Anti-Social Handbooks
How to Subvert the System
How to Subvert the System
In a clear reversal of Oscar Wilde's maxim that 'all art is quite useless', the four artists' books published by Book Works under the umbrella title 'access/excess'(all books 2000), and curated by Stefan Kalmar, take the form of instruction manuals for monitoring contemporary control systems.
Doug Aitken's Diamond Sea, for example, is a photographic record of his infiltration of Diamond Areas 1 and 2 - the world's richest diamond mine - along the coastline of the Namibian desert. Janice Kerbel's 15 Lombard Street is a master-plan of how to rob a particular bank in the City of London, complete with details of CCTV surveillance blind spots and money transportation.
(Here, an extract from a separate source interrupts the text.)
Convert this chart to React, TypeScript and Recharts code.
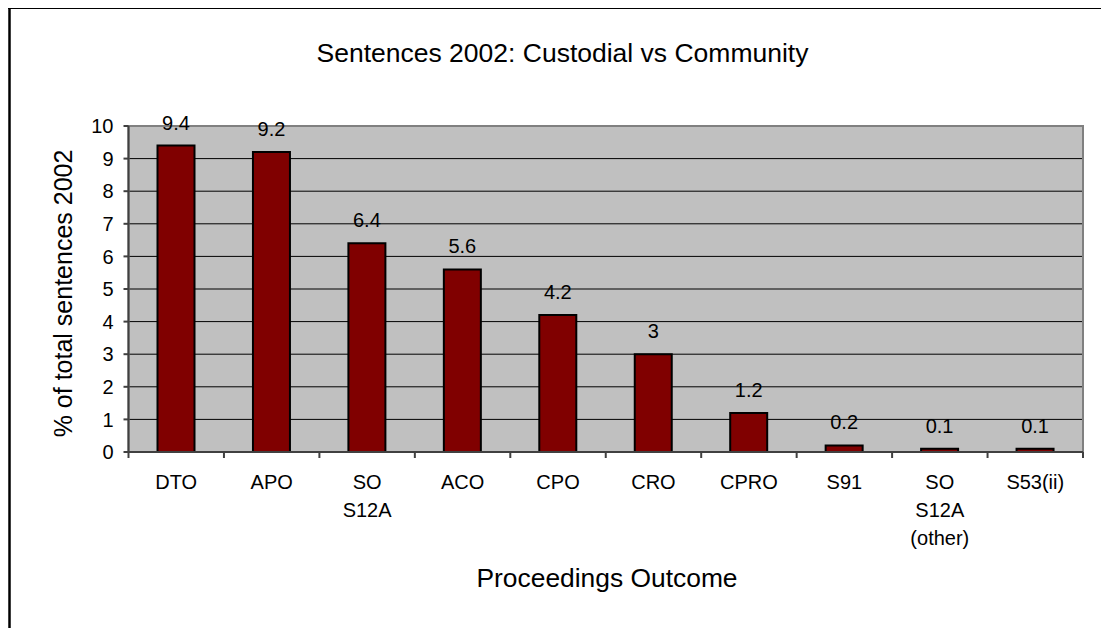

Angela Bulloch presents Rule Book, a selection of social regulations - from Birkenstock Care Tips to The Standing Order of The House of Commons - while Nils Norman, in The Contemporary Picturesque, responds to the security and defence measures in modern architecture - surface studs, rubbish cages and anti-poster surfaces - with the 'vernacular architecture of protest culture': barricades, earth bunkers and tree houses.
Surveying the contemporary culture of surveillance, the 'access/excess' project suggests that if the looping tangle of social control systems can no longer be avoided, it can at least be played at its own game.